The market dipped on Monday after the long Easter weekend. This confirms the intermediate pattern as negative. However, the Nifty remains above its own 200-Day Moving Average (DMA), the critical test of the long-term trend.
The key level to watch on the downside would be the low of March 28 for Nifty at 5,135. This was below the 200-DMA, as well as lower than previous lows in February-March. The market would need to drop below 5,135 to confirm a long-term bear trend.
However, it has already confirmed a bearish intermediate trend with a succession of lower highs since February 22, when it hit the 2012 top of 5,630. The next peaks have been 5,499 on March 14, and then 5,386 on March 22 and 5,379 on April 3.

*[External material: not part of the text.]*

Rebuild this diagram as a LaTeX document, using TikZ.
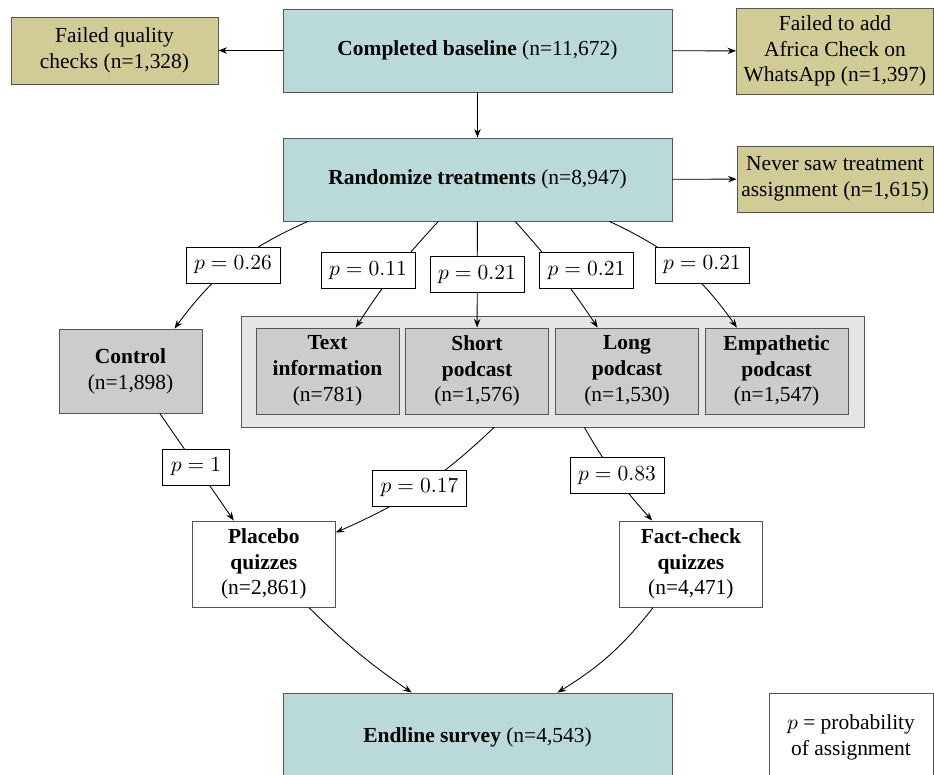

So, traders should watch the levels of 5,135 and 5,379. While a fall below 5,135 would confirm a long-term bear market, a rise beyond 5,379 would suggest a bullish intermediate trend reversal. A rise beyond 5,630 would suggest a long-term bull market.
Domestic institutional investors (DIIs) and retail attitudes remain negative and foreign institutional investors (FIIs) sold on Monday. There's still a lack of clarity about details regarding new Budget provisions. The dollar-rupee rate is above Rs 51.25 and a long dollar-rupee looks a tempting trade.

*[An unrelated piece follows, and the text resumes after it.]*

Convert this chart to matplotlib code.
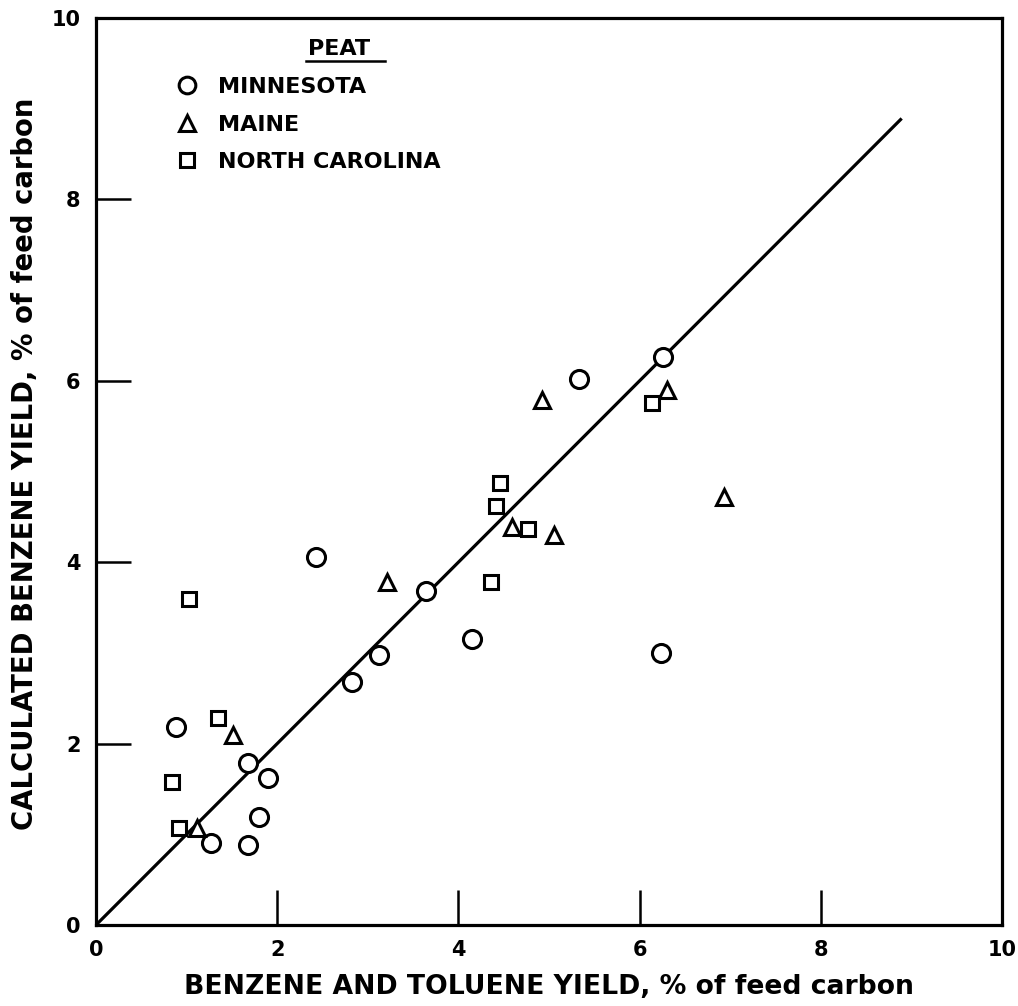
import matplotlib
matplotlib.use("Agg")
import matplotlib.pyplot as plt
from matplotlib.lines import Line2D

# Minnesota peat (circles)
mn_x = [0.88, 1.68, 1.90, 1.80, 1.27, 1.68, 2.83, 3.12, 2.43, 3.64, 4.15, 6.24, 5.33, 6.26]
mn_y = [2.18, 1.79, 1.62, 1.19, 0.90, 0.88, 2.68, 2.98, 4.06, 3.68, 3.15, 3.00, 6.02, 6.26]
# Maine peat (triangles)
me_x = [1.51, 1.11, 3.21, 4.92, 6.30, 6.93, 4.59, 5.06]
me_y = [2.09, 1.07, 3.78, 5.79, 5.90, 4.72, 4.39, 4.30]
# North Carolina peat (squares)
nc_x = [1.03, 1.35, 0.84, 0.92, 4.46, 4.41, 4.77, 4.36, 6.14]
nc_y = [3.59, 2.28, 1.58, 1.07, 4.87, 4.62, 4.37, 3.78, 5.76]
# Parity line
line_x = [0.0, 8.88]
line_y = [0.0, 8.88]

ticks = [0, 2, 4, 6, 8, 10]
tick_labels = ["0", "2", "4", "6", "8", "10"]

plt.rcParams['font.family'] = ['DejaVu Sans']
plt.rcParams['font.weight'] = 'bold'

fig = plt.figure(figsize=(10.18, 10.06), dpi=100)
ax = fig.add_axes([0.0943, 0.0805, 0.8900, 0.9016])

ax.plot(line_x, line_y, color='black', lw=2.3, zorder=2)

mk = dict(linestyle='none', markerfacecolor='white', markeredgecolor='black',
          markeredgewidth=2.2, zorder=3)
ax.plot(mn_x, mn_y, marker='o', markersize=13, **mk)
ax.plot(me_x, me_y, marker='^', markersize=12, **mk)
ax.plot(nc_x, nc_y, marker='s', markersize=10, **mk)

ax.set_xlim(0, 10)
ax.set_ylim(0, 10)
ax.set_xticks(ticks)
ax.set_xticklabels(tick_labels)
ax.set_yticks(ticks)
ax.set_yticklabels(tick_labels)
ax.tick_params(direction='in', length=25, width=1.8, labelsize=15, pad=11)
for s in ax.spines.values():
    s.set_linewidth(2.3)

ax.set_xlabel("BENZENE AND TOLUENE YIELD, % of feed carbon", fontsize=19.2,
              fontweight='bold', labelpad=10)
ax.set_ylabel("CALCULATED BENZENE YIELD, % of feed carbon", fontsize=19.8,
              fontweight='bold')
ax.yaxis.set_label_coords(-0.063, 0.509)

# Legend
handles = [
    Line2D([], [], marker='o', markersize=12, **mk),
    Line2D([], [], marker='^', markersize=11, **mk),
    Line2D([], [], marker='s', markersize=10, **mk),
]
leg = ax.legend(handles, ["MINNESOTA", "MAINE", "NORTH CAROLINA"],
                loc='upper left', bbox_to_anchor=(0.0883, 0.935), frameon=False,
                prop={'size': 16, 'weight': 'bold'}, handlelength=1.0,
                handletextpad=0.9, labelspacing=0.79, borderaxespad=0,
                borderpad=0)
ax.text(0.2688, 0.9592, "PEAT", transform=ax.transAxes, ha='center', va='baseline',
        fontsize=16, fontweight='bold')
ax.plot([0.2318, 0.3190], [0.9526, 0.9526], transform=ax.transAxes, color='black',
        lw=1.8, clip_on=False)

fig.savefig("out.png", dpi=100)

In the very short-term, there is support between 5,175 and 5,225, also the zone just above the 200-DMA's current range. The daily high-low volatility rose again on Monday.
Among key subsidiary sectors, the Bank Nifty is high-beta with respect to the Nifty. It seems to have gone somewhat bearish ahead of the Reserve Bank of India monetary policy on April 17. The direction of the CNXIT is likely to be driven by the Q4 results of biggies like TCS and Infosys. Currently, the CNXIT remains above support at 6,400.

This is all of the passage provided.